Date of Birth: 1952
Place of Birth: Curling, NL
Inducted: 2001 (Player Category)

Of all the excellent hockey players to come out of Corner Brook, Curling native Terry Gillam owns a career that ranks with the very best. From his early school days in 1967 to his 15 senior seasons to his coaching contributions to the Royals club that won the province’s only Allan Cup in 1986, Gillam was an important aspect of every team with which he played. His skating, passing, playmaking and scoring were all valuable assets to the success of his various teams. In just over 200 provincial senior games between 1974 and 1985, Gillam scored 156 goals and added 161 assists.

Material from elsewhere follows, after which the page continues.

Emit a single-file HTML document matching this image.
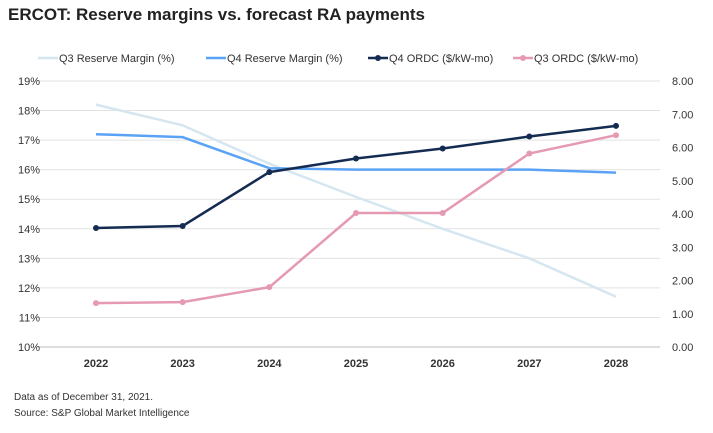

A versatile athlete who starred in softball, soccer and broomball as well as hockey, Gillam enjoyed great success with Herdman Collegiate teams between 1967 and 1970 prior to starring in Corner Brook junior hockey for the Curling Rangers in 1971 and 1972. He was the league-scoring champion with 19 goals and 23 assists.

His remarkable career in provincial senior hockey started in the 1973 season and improved each winter. His first Herder Memorial Trophy win came in 1977 when he had his most productive season with 31 goals, 41 assists and 111 penalty minutes in 32 games. He scored 12 of the Royals’ 30 playoff goals. With the Royals out of senior competition, Gillam was a member of the Stephenville Jets in 1982 and 1983 and was a major factor in the club’s Herder victory in 1983.

Gillam was back with the Royals for his 15th season in 1985. He won the scoring crown with 20 goals and 10 assists and gained his third Herder Memorial Trophy. As Corner Brook captain he provided a great deal of leadership that had the Royals capture the Bolton Cup as Eastern Canada’s champions and force the Allan Cup final to a seventh and deciding game.

The best season ever for the Royals climaxed in 1986 with the Herder Memorial Trophy, the Bolton Cup and Canada’s top amateur hockey prize the Allan Cup. As assistant coach to Mike Anderson, Gillam was a vital member of the organization that captured the major award. The manner in which he worked and cooperated with his teammates was typical of his complete hockey career.